* **Exercise aim**
Exactly retype the lines from the one containing "Give me the" through the one containing "const footer = ['0-60"; both ends count, pictures do not.

********

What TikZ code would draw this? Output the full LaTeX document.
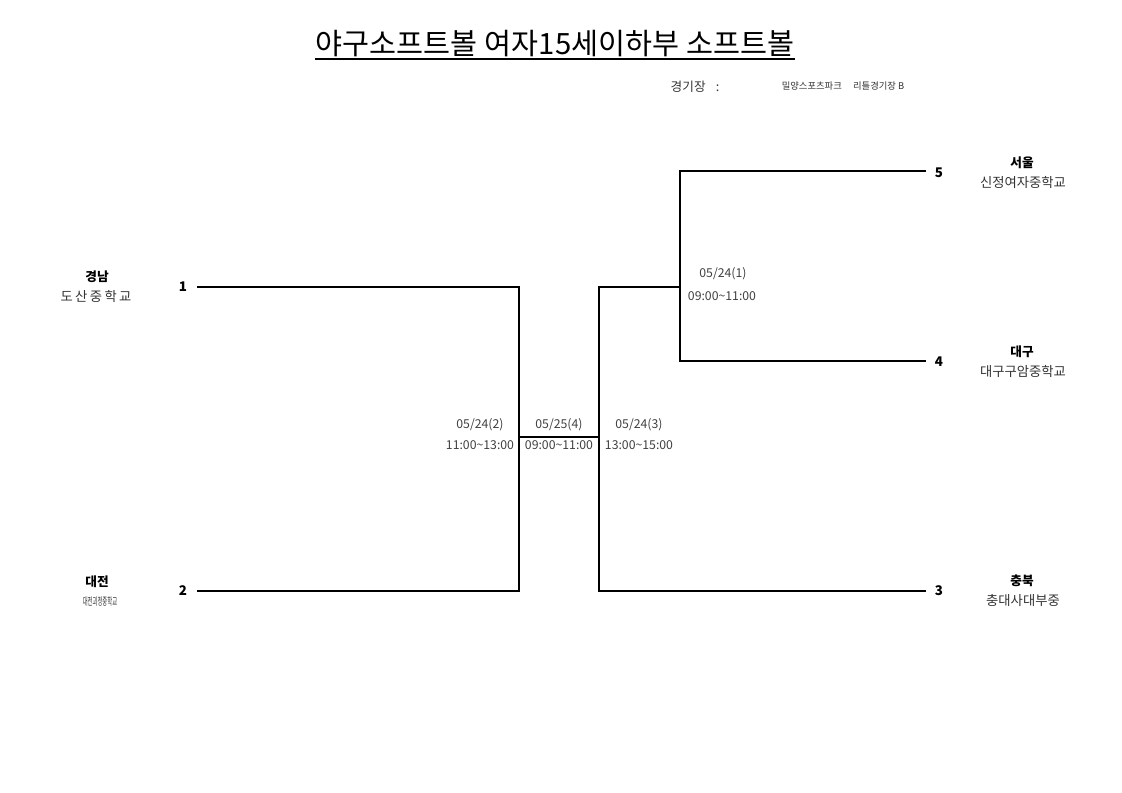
\documentclass[tikz,border=0pt]{standalone}
\usepackage{fontspec}
\setmainfont{Noto Sans CJK KR}
\begin{document}
\begin{tikzpicture}[x=0.75pt,y=-0.75pt,
   seed/.style={font=\bfseries\fontsize{10}{12}\selectfont},
   region/.style={font=\bfseries\fontsize{9.5}{11}\selectfont},
   school/.style={font=\fontsize{10}{12}\selectfont, text=black!80},
   game/.style={font=\fontsize{9.2}{11}\selectfont, text=black!75},
   bracket/.style={line width=0.8pt}]
   \useasboundingbox (0,0) rectangle (1122,793);
   % title and venue
   \node (title)[anchor=base, inner sep=0pt, font=\fontsize{22}{26}\selectfont] at (555,54) {야구소프트볼\hspace{0.25em}여자15세이하부\hspace{0.25em}소프트볼};
   \draw[line width=1.4pt] ([yshift=-4pt]title.base west) -- ([yshift=-4pt]title.base east);
   \node (venue)[font=\fontsize{9.5}{11}\selectfont, text=black!80] at (695,87) {경기장\hspace{0.8em}:};
   \node (venuename)[font=\fontsize{7}{8}\selectfont, text=black!80] at (843,86) {밀양스포츠파크\hspace{1.2em}리틀경기장 B};
   % teams
   \node (t1r)[region] at (97,277) {경남};
   \node (t1s)[school] at (96,296) {\addfontfeatures{LetterSpace=18}도산중학교};
   \node (t2r)[region] at (97,582) {대전};
   \node (t2s)[school] at (100,601) {\scalebox{0.5}[1]{\fontsize{8}{9}\selectfont 대전괴정중학교}};
   \node (t5r)[region] at (1022,163) {서울};
   \node (t5s)[school] at (1023,182) {신정여자중학교};
   \node (t4r)[region] at (1022,352) {대구};
   \node (t4s)[school] at (1023,371) {대구구암중학교};
   \node (t3r)[region] at (1022,581) {충북};
   \node (t3s)[school] at (1023,600) {충대사대부중};
   % seeds
   \node (s1)[seed] at (183,287) {1};
   \node (s2)[seed] at (183,591) {2};
   \node (s5)[seed] at (939,173) {5};
   \node (s4)[seed] at (939,362) {4};
   \node (s3)[seed] at (939,591) {3};
   % bracket
   \coordinate (l1) at (197,287);
   \coordinate (l2) at (197,591);
   \coordinate (j2) at (519,437);
   \coordinate (j3) at (599,437);
   \coordinate (j1) at (680,287);
   \coordinate (r5) at (926,171);
   \coordinate (r4) at (926,361);
   \coordinate (r3) at (926,591);
   \draw[bracket] (l1) -| (j2) |- (l2);
   \draw[bracket] (j2) -- (j3);
   \draw[bracket] (r3) -| (j3) |- (j1);
   \draw[bracket] (r5) -| (j1) |- (r4);
   % games
   \node (g2d)[game] at (480,425) {05/24(2)};
   \node (g2t)[game] at (480,445) {11:00\textasciitilde 13:00};
   \node (g4d)[game] at (559,425) {05/25(4)};
   \node (g4t)[game] at (559,445) {09:00\textasciitilde 11:00};
   \node (g3d)[game] at (639,425) {05/24(3)};
   \node (g3t)[game] at (639,445) {13:00\textasciitilde 15:00};
   \node (g1d)[game] at (723,274) {05/24(1)};
   \node (g1t)[game] at (722,296) {09:00\textasciitilde 11:00};
\end{tikzpicture}
\end{document}
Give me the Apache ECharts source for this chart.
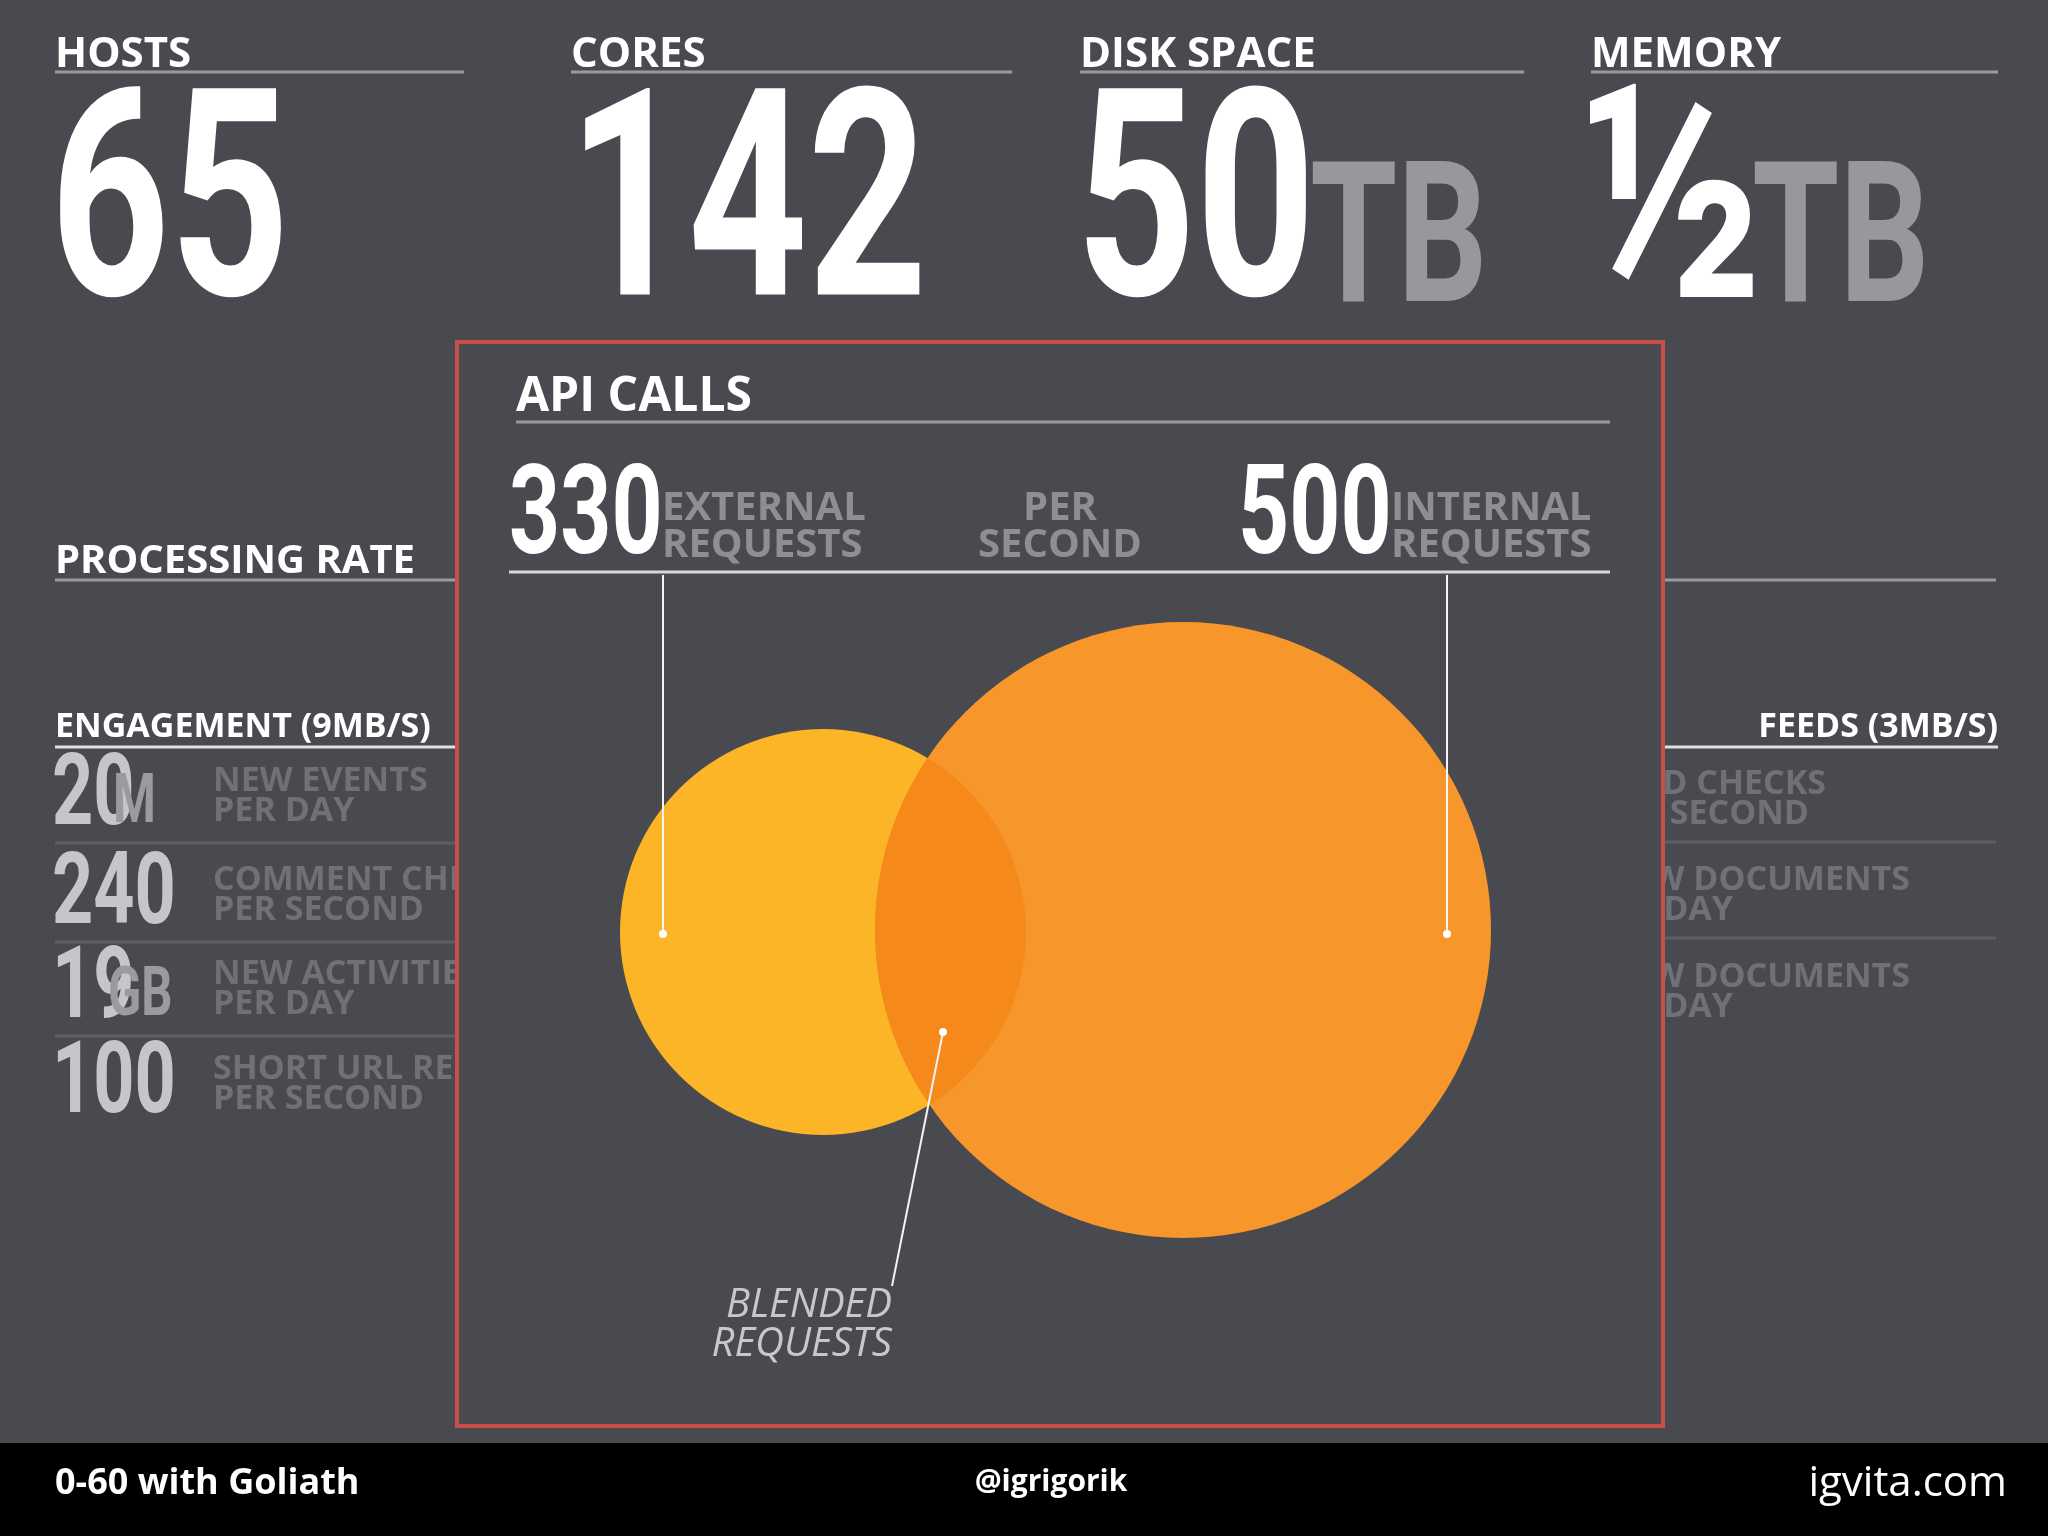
<!DOCTYPE html>
<html><head><meta charset="utf-8">
<script src="https://cdn.jsdelivr.net/npm/echarts@6/dist/echarts.min.js"></script>
<style>html,body{margin:0;padding:0;background:#494a50}#c{width:2048px;height:1536px}</style>
</head><body><div id="c"></div>
<script>
const topLabels = ['HOSTS', 'CORES', 'DISK SPACE', 'MEMORY'];
const topValues = ['65', '142', '50', '½'];
const topUnits = ['', '', 'TB', 'TB'];
const apiTitle = 'API CALLS';
const apiValues = ['330', '500'];
const apiLabels = [['EXTERNAL', 'REQUESTS'], ['PER', 'SECOND'], ['INTERNAL', 'REQUESTS']];
const engagementTitle = 'ENGAGEMENT (9MB/S)';
const engValues = ['20', '240', '19', '100'];
const engUnits = ['M', '', 'GB', ''];
const engLabels = [['NEW EVENTS', 'PER DAY'], ['COMMENT CHECKS', 'PER SECOND'], ['NEW ACTIVITIES', 'PER DAY'], ['SHORT URL REQUESTS', 'PER SECOND']];
const feedsTitle = 'FEEDS (3MB/S)';
const feedLabels = [['FEED CHECKS', 'PER SECOND'], ['NEW DOCUMENTS', 'PER DAY'], ['NEW DOCUMENTS', 'PER DAY']];
const footer = ['0-60 with Goliath', '@igrigorik', 'igvita.com'];

const NARROW = 'Roboto';
const OPEN = '"Open Sans"';
const els = [];
function T(text, x, y, size, fill, o) {
  o = o || {};
  els.push({type: 'text', x: x, y: y, scaleX: o.sx || 1, z: o.z || 5,
    style: {text: text, fill: fill, font: (o.it ? 'italic ' : '') + (o.w || 'bold') + ' ' + size + 'px ' + (o.f || OPEN),
      textAlign: o.a || 'left', textVerticalAlign: 'middle'}});
}
function L(x1, y1, x2, y2, c, w, z) {
  els.push({type: 'line', z: z || 4, shape: {x1: x1, y1: y1, x2: x2, y2: y2}, style: {stroke: c, lineWidth: w}});
}
const tx = [55, 571, 1080, 1591], tEnd = [464, 1012, 1524, 1998];
topLabels.forEach((l, i) => {
  T(l, tx[i], 55, 42, '#ffffff');
  L(tx[i], 72, tEnd[i], 72, '#9a9a9e', 3);
});
T(topValues[0], 50, 222, 290, '#ffffff', {f: NARROW, sx: 0.72});
T(topValues[1], 568, 222, 290, '#ffffff', {f: NARROW, sx: 0.72});
T(topValues[2], 1076, 222, 290, '#ffffff', {f: NARROW, sx: 0.72});
T(topUnits[2], 1310, 252, 196, '#98989c', {f: NARROW, sx: 0.72});
T(topValues[3], 1580, 222, 300, '#ffffff', {f: NARROW, sx: 0.8});
T(topUnits[3], 1752, 252, 196, '#98989c', {f: NARROW, sx: 0.72});

T('PROCESSING RATE', 55, 562, 40, '#ffffff');
L(55, 580, 457, 580, '#9a9a9e', 3);
L(1663, 580, 1996, 580, '#9a9a9e', 3);

T(engagementTitle, 55, 727, 34, '#ffffff');
L(55, 747, 457, 747, '#e0e0e0', 3);
const rowY = [793, 892, 986, 1081];
engValues.forEach((v, i) => {
  T(v, 52, rowY[i] + 6, 100, '#c5c6ca', {f: NARROW, sx: 0.72});
  if (engUnits[i]) T(engUnits[i], i === 0 ? 113 : 108, rowY[i] + 12, 68, '#9a9b9f', {f: NARROW, sx: 0.72});
  T(engLabels[i][0], 213, rowY[i] - 12, 34, '#707176');
  T(engLabels[i][1], 213, rowY[i] + 18, 34, '#707176');
  if (i < 3) L(55, rowY[i] + 50, 457, rowY[i] + 50, '#5d5e64', 3);
});
T(feedsTitle, 1998, 727, 34, '#ffffff', {a: 'right'});
L(1663, 747, 1998, 747, '#e0e0e0', 3);
const fY = [798, 894, 991];
const fEnd = [[1826, 1809], [1910, 1733], [1910, 1733]];
feedLabels.forEach((l, i) => {
  T(l[0], fEnd[i][0], fY[i] - 14, 34, '#707176', {a: 'right'});
  T(l[1], fEnd[i][1], fY[i] + 16, 34, '#707176', {a: 'right'});
  if (i < 2) L(1663, fY[i] + 44, 1996, fY[i] + 44, '#5d5e64', 3);
});

els.push({type: 'rect', z: 10, shape: {x: 457, y: 342, width: 1206, height: 1084},
  style: {fill: '#494a50', stroke: '#c9504a', lineWidth: 4}});
const Z = {z: 12};
T(apiTitle, 516, 397, 48, '#ffffff', Z);
L(516, 422, 1610, 422, '#9a9a9e', 3, 12);
T(apiValues[0], 509, 522, 124, '#ffffff', {f: NARROW, sx: 0.72, z: 12});
T(apiValues[1], 1238, 522, 124, '#ffffff', {f: NARROW, sx: 0.72, z: 12});
T(apiLabels[0][0], 662, 509, 40, '#8e8f94', Z);
T(apiLabels[0][1], 662, 546, 40, '#8e8f94', Z);
T(apiLabels[1][0], 1060, 509, 40, '#8e8f94', {a: 'center', z: 12});
T(apiLabels[1][1], 1060, 546, 40, '#8e8f94', {a: 'center', z: 12});
T(apiLabels[2][0], 1391, 509, 40, '#8e8f94', Z);
T(apiLabels[2][1], 1391, 546, 40, '#8e8f94', Z);
L(509, 572, 1610, 572, '#d8d8d8', 3, 12);

// venn
const C1 = [823, 932, 203], C2 = [1183, 930, 308];
els.push({type: 'circle', z: 13, shape: {cx: C1[0], cy: C1[1], r: C1[2]}, style: {fill: '#fbb526'}});
els.push({type: 'circle', z: 14, shape: {cx: C2[0], cy: C2[1], r: C2[2]}, style: {fill: '#f7962b'}});
(function () {
  const dx = C2[0] - C1[0], dy = C2[1] - C1[1], d = Math.hypot(dx, dy);
  const a = (d * d + C1[2] * C1[2] - C2[2] * C2[2]) / (2 * d);
  const base = Math.atan2(dy, dx);
  const t1 = Math.acos(a / C1[2]), t2 = Math.acos((d - a) / C2[2]);
  const pts = [];
  for (let k = 0; k <= 60; k++) { const t = base - t1 + 2 * t1 * k / 60; pts.push([C1[0] + C1[2] * Math.cos(t), C1[1] + C1[2] * Math.sin(t)]); }
  for (let k = 0; k <= 60; k++) { const t = base + Math.PI - t2 + 2 * t2 * k / 60; pts.push([C2[0] + C2[2] * Math.cos(t), C2[1] + C2[2] * Math.sin(t)]); }
  els.push({type: 'polygon', z: 15, shape: {points: pts}, style: {fill: '#f5891a'}});
})();
L(663, 575, 663, 934, '#f4f4f4', 2, 16);
L(1447, 575, 1447, 934, '#f4f4f4', 2, 16);
L(943, 1032, 892, 1286, '#f4f4f4', 2, 16);
[[663, 934], [1447, 934], [943, 1032]].forEach(p => els.push({type: 'circle', z: 16, shape: {cx: p[0], cy: p[1], r: 4}, style: {fill: '#ffffff'}}));
T('BLENDED', 892, 1306, 40, '#c8c8cc', {a: 'right', it: true, w: 'normal', z: 16});
T('REQUESTS', 892, 1345, 40, '#c8c8cc', {a: 'right', it: true, w: 'normal', z: 16});

els.push({type: 'rect', z: 20, shape: {x: 0, y: 1443, width: 2048, height: 93}, style: {fill: '#000000'}});
T(footer[0], 55, 1484, 36, '#ffffff', {z: 21});
T(footer[1], 1051, 1482, 30, '#ffffff', {a: 'center', z: 21});
T(footer[2], 2007, 1484, 42, '#ffffff', {a: 'right', w: 'normal', z: 21});

const chart = echarts.init(document.getElementById('c'));
chart.setOption({backgroundColor: '#494a50', animation: false, graphic: {elements: els}});
</script></body></html>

********

* **Finished task**
Give me the Apache ECharts source for this chart.
<!DOCTYPE html>
<html><head><meta charset="utf-8">
<script src="https://cdn.jsdelivr.net/npm/echarts@6/dist/echarts.min.js"></script>
<style>html,body{margin:0;padding:0;background:#494a50}#c{width:2048px;height:1536px}</style>
</head><body><div id="c"></div>
<script>
const topLabels = ['HOSTS', 'CORES', 'DISK SPACE', 'MEMORY'];
const topValues = ['65', '142', '50', '½'];
const topUnits = ['', '', 'TB', 'TB'];
const apiTitle = 'API CALLS';
const apiValues = ['330', '500'];
const apiLabels = [['EXTERNAL', 'REQUESTS'], ['PER', 'SECOND'], ['INTERNAL', 'REQUESTS']];
const engagementTitle = 'ENGAGEMENT (9MB/S)';
const engValues = ['20', '240', '19', '100'];
const engUnits = ['M', '', 'GB', ''];
const engLabels = [['NEW EVENTS', 'PER DAY'], ['COMMENT CHECKS', 'PER SECOND'], ['NEW ACTIVITIES', 'PER DAY'], ['SHORT URL REQUESTS', 'PER SECOND']];
const feedsTitle = 'FEEDS (3MB/S)';
const feedLabels = [['FEED CHECKS', 'PER SECOND'], ['NEW DOCUMENTS', 'PER DAY'], ['NEW DOCUMENTS', 'PER DAY']];
const footer = ['0-60 with Goliath', '@igrigorik', 'igvita.com'];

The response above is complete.